The Hawks/Spurs approach -– where a deep team of good if not great players (we’re talking late career Tim Duncan here) completely committed to ball movement and team play has proven to be incredibly effective and now transportable. It might be the ultimate antidote to teams operating under the increasingly restrictive NBA salary cap. Teams built around a ‘Big Three’ have been the ideal in the NBA since the days of Larry Bird, Kevin McHale and Robert Parrish, but now it’s harder than ever to keep elite threesomes together (Miami) and even more difficult to surround them with the necessary depth (Cleveland).

The superstar-free Spurs –- and Hawks -– solution is to pass the ball. And pass the ball. And pass the ball. And then take advantage of wide-open driving lanes or knock down wide-open threes. The Hawks pass the ball 326 times a game, fifth in the NBA (the Raptors pass the ball 281 times, which is 27th), and they pass with purpose. They are second in the NBA in assists and lead the NBA in the so-called hockey assists – the pass that leads to the pass that leads to the score.

“It’s impressive,” said Casey. “They’re playing great basketball.”

They did Friday as they shot 61 percent from the floor and counted 30 assists on 42 field goals, while shooting 12-of-23 from the three-point line and had all five starters hit double figures.

Their effectiveness was only more evident in light of what has turned into a prolonged trough that the Raptors are having a hard time digging themselves out from.

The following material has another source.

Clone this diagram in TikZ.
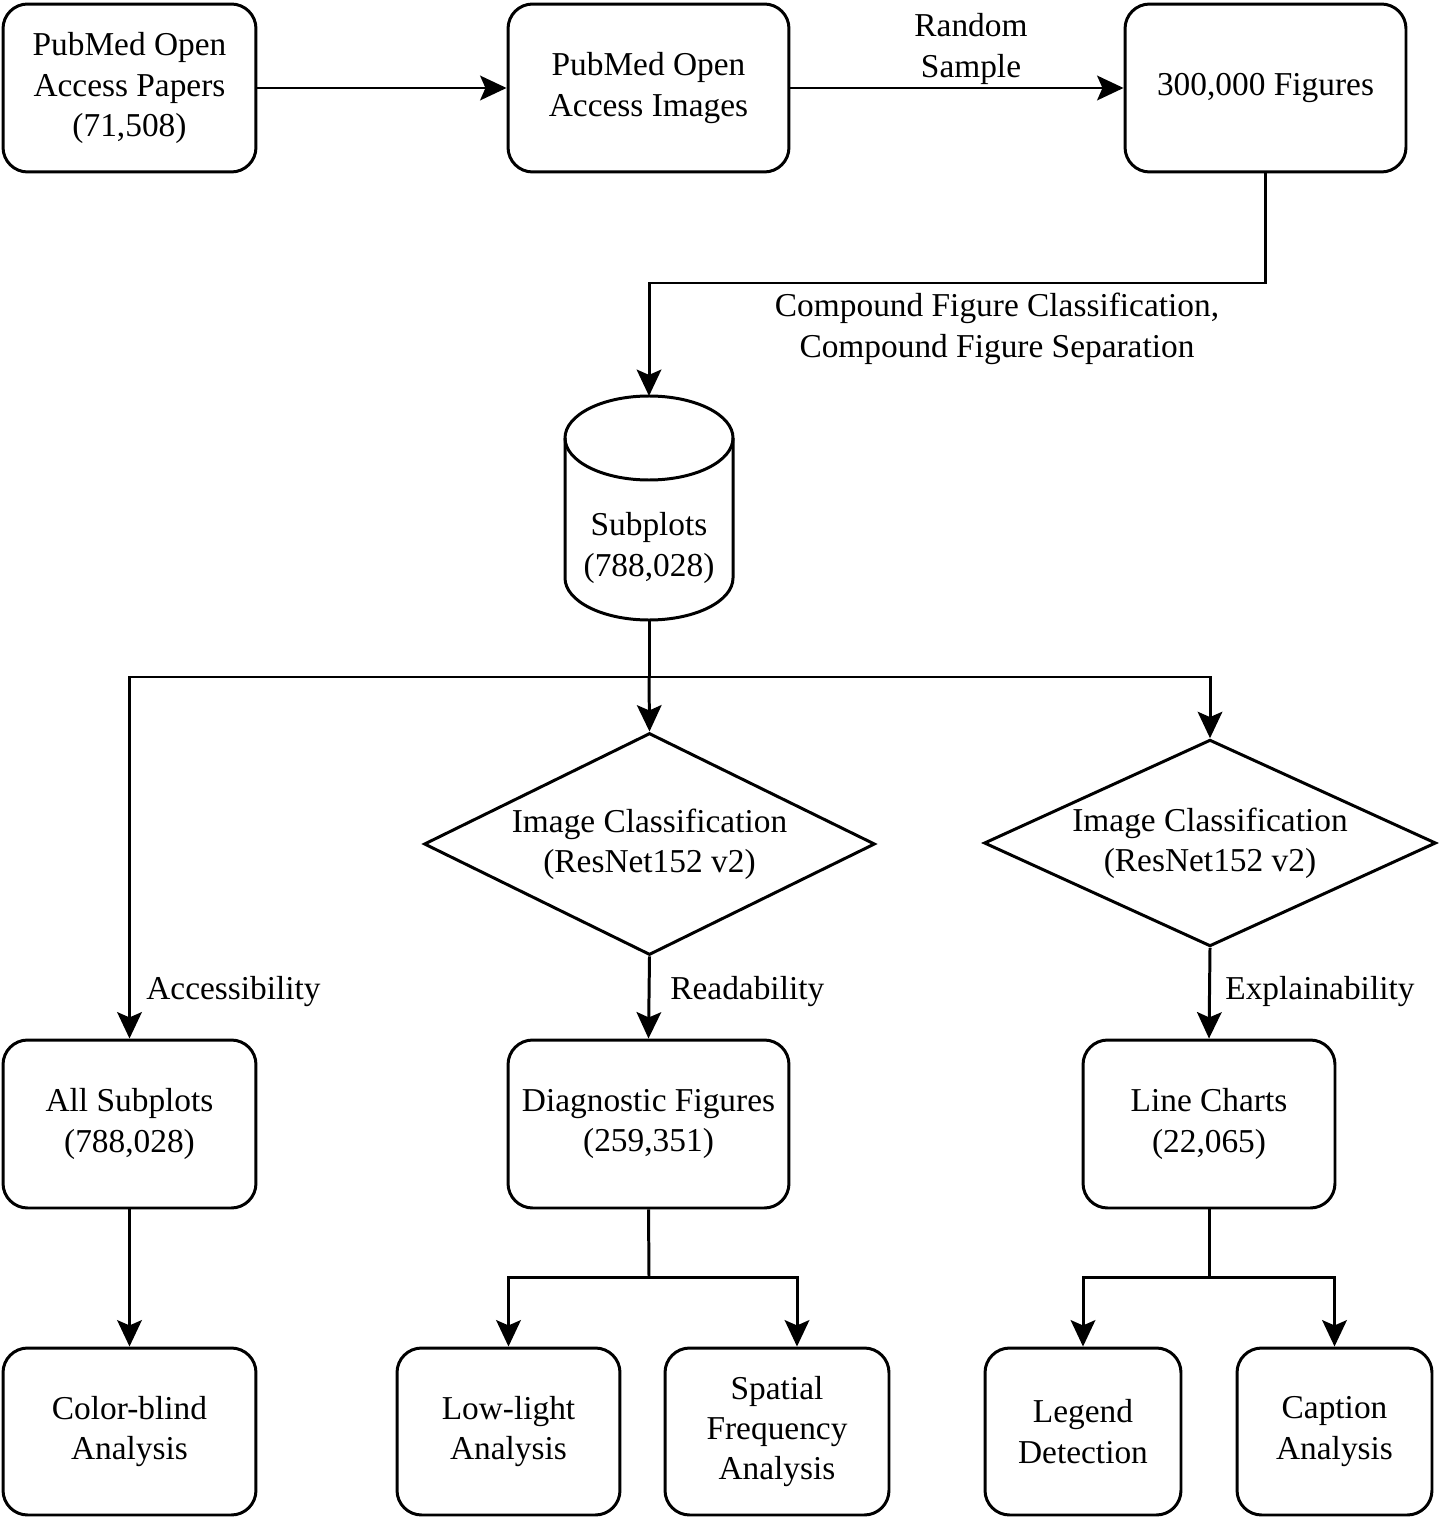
\documentclass[tikz,border=0pt]{standalone}
\usepackage{fontspec}
\setmainfont{Liberation Serif}
\usetikzlibrary{shapes.geometric,arrows.meta}
\begin{document}
\begin{tikzpicture}[x=0.02cm,y=-0.02cm,
  every node/.style={font=\fontsize{19pt}{23pt}\selectfont},
  ln/.style={line width=1.7pt},
  arr/.style={ln,-{Stealth[length=15pt,width=14pt,inset=3pt]}},
  rbox/.style={draw,line width=1.7pt,rounded corners=14pt,align=center,inner sep=0pt,minimum height=3.36cm},
  dia/.style={draw,line width=1.7pt,diamond,align=center,inner sep=0pt,aspect=2.03},
  lbl/.style={align=center,inner sep=0pt}]
\useasboundingbox (0,0) rectangle (1441,1523);
\fill[white] (0,0) rectangle (1441,1523);
% top row
\node[rbox,minimum width=5.06cm] (papers) at (129.5,88) {PubMed Open\\Access Papers\\(71,508)};
\node[rbox,minimum width=5.62cm] (images) at (648.5,88) {PubMed Open\\Access Images};
\node[rbox,minimum width=5.62cm] (figs) at (1265.5,88) {300,000 Figures};
\draw[arr] (papers) -- (images);
\draw[arr] (images) -- (figs);
\node[lbl] (rs) at (971,49) {Random\\Sample};
% cylinder
\coordinate (subtop) at (649,396);
\coordinate (subbot) at (649,620);
\draw[ln,fill=white] (565,438) -- (565,578) arc[start angle=180,end angle=360,x radius=84,y radius=-42] -- (733,438);
\draw[ln] (649,438) ellipse [x radius=84,y radius=42];
\node[lbl] (sub) at (649,548) {Subplots\\(788,028)};
\coordinate (bend1) at (1265.5,283);
\draw[arr] (figs.south) -- (bend1) -| (subtop);
\node[lbl] (cfc) at (997,329) {Compound Figure Classification,\\Compound Figure Separation};
% split
\coordinate (split) at (649,677);
\draw[ln] (subbot) -- (split);
% diamonds
\node[dia,minimum width=9.02cm,minimum height=4.44cm] (d1) at (649.5,844) {Image Classification\\(ResNet152 v2)};
\node[dia,minimum width=9.04cm,minimum height=4.12cm] (d2) at (1210,843) {Image Classification\\(ResNet152 v2)};
% second row
\node[rbox,minimum width=5.06cm] (all) at (129.5,1124) {All Subplots\\(788,028)};
\node[rbox,minimum width=5.62cm] (diag) at (648.5,1124) {Diagnostic Figures\\(259,351)};
\node[rbox,minimum width=5.04cm] (line) at (1209,1124) {Line Charts\\(22,065)};
\draw[arr] (split) -| (all.north);
\draw[arr] (split) -- (d1.north);
\draw[arr] (split) -| (d2.north);
\draw[arr] (d1.south) -- (diag.north);
\draw[arr] (d2.south) -- (line.north);
\node[lbl,anchor=west] (acc) at (146,992) {Accessibility};
\node[lbl,anchor=west] (rea) at (670,992) {Readability};
\node[lbl,anchor=west] (exp) at (1225,992) {Explainability};
% third row
\node[rbox,minimum width=5.06cm,minimum height=3.34cm] (cb) at (129.5,1431.5) {Color-blind\\Analysis};
\node[rbox,minimum width=4.46cm,minimum height=3.34cm] (low) at (508.5,1431.5) {Low-light\\Analysis};
\node[rbox,minimum width=4.48cm,minimum height=3.34cm] (spat) at (777,1431.5) {Spatial\\Frequency\\Analysis};
\node[rbox,minimum width=3.92cm,minimum height=3.34cm] (leg) at (1083,1431.5) {Legend\\Detection};
\node[rbox,minimum width=3.9cm,minimum height=3.34cm] (cap) at (1334.5,1431.5) {Caption\\Analysis};
\draw[arr] (all.south) -- (cb.north);
\coordinate (split2) at (649,1277);
\coordinate (split3) at (1209,1277);
\draw[ln] (diag.south) -- (split2);
\draw[arr] (split2) -| (low.north);
\draw[arr] (split2) -| ([xshift=0.4cm]spat.north);
\draw[ln] (line.south) -- (split3);
\draw[arr] (split3) -| (leg.north);
\draw[arr] (split3) -| (cap.north);
\end{tikzpicture}
\end{document}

Last night was more of the same: porous defence; lacklustre offence (42.7 percent from the floor; 19 turnovers and just 17 trips to the free throw line) that showed up early and stayed.

“I can’t say we’re not competing,” said Casey. “Whatever wall we hit, we have hit it and we got to get the sledgehammer and bust through it together.”

Casey may be been being careful to protect his guys. He emphasized that it was not a time for finger pointing, but Terrence Ross seems entirely lost at the moment. He has seven points in his past two games and was 1-of-8 last night, with more shots blocked than made.

And it’s not clear the Raptors were as competitive as Casey suggested. Regardless of who they were playing, there is no good reason that the Raptors gave up a wide-open lay-up to Al Horford on a bread-and-butter pick-and-roll as they did early in the first quarter or failed to have a man back to balance the floor and prevent an uncontested Hawks’ layup after a DeMar DeRozan jumper shortly after.

Those basic breakdowns were even more costly when the Hawks began to demonstrate their full arsenal; be it double-digit passes on a single possession before hitting a wide-open three or blunting a DeRozan drive, out-letting the rebound to half-court in a flash and finding a streaking Korver for an uncontested three which he knocked down with ease.

The Raptors trailed by 26 points in the second half, entirely on merit.

The Raptors laboured for everything they got, with the likes of DeRozan (a bright spot in the second game since returning from injury with 25 points on 18 shots) and Lowry often pounding the air out of the ball to generate opportunities, while the Hawks made things look effortless, with the ball barely touching the floor on possession after possession.

“They are healthy, they all of their guys and they are moving the ball extremely well,” said DeRozan. “They are playing at a high level and you’ve to give them credit.”

The sum was two teams going in opposite directions. The Hawks have won 11 straight and are putting together as dominant a streak as has been seen in the NBA since the Miami Heat won 27 straight in 2012-13.

The Raptors?

They have some problems. Their thumping at the hands of the Hawks goes on a growing list of signature defeats to quality opponents home, joining losses to Dallas, Chicago and Cleveland even before they dropped games to lightweights Charlotte and Detroit already during their six-game home stand that wraps up Sunday against New Orleans.

On paper things still look good. The Raptors are pace to win 54 games. They will have home court in the playoffs.

But on the floor? The Raptors aren’t looking like a good team. They saw one in Atlanta last night and the Raptors, for now, look nothing like that.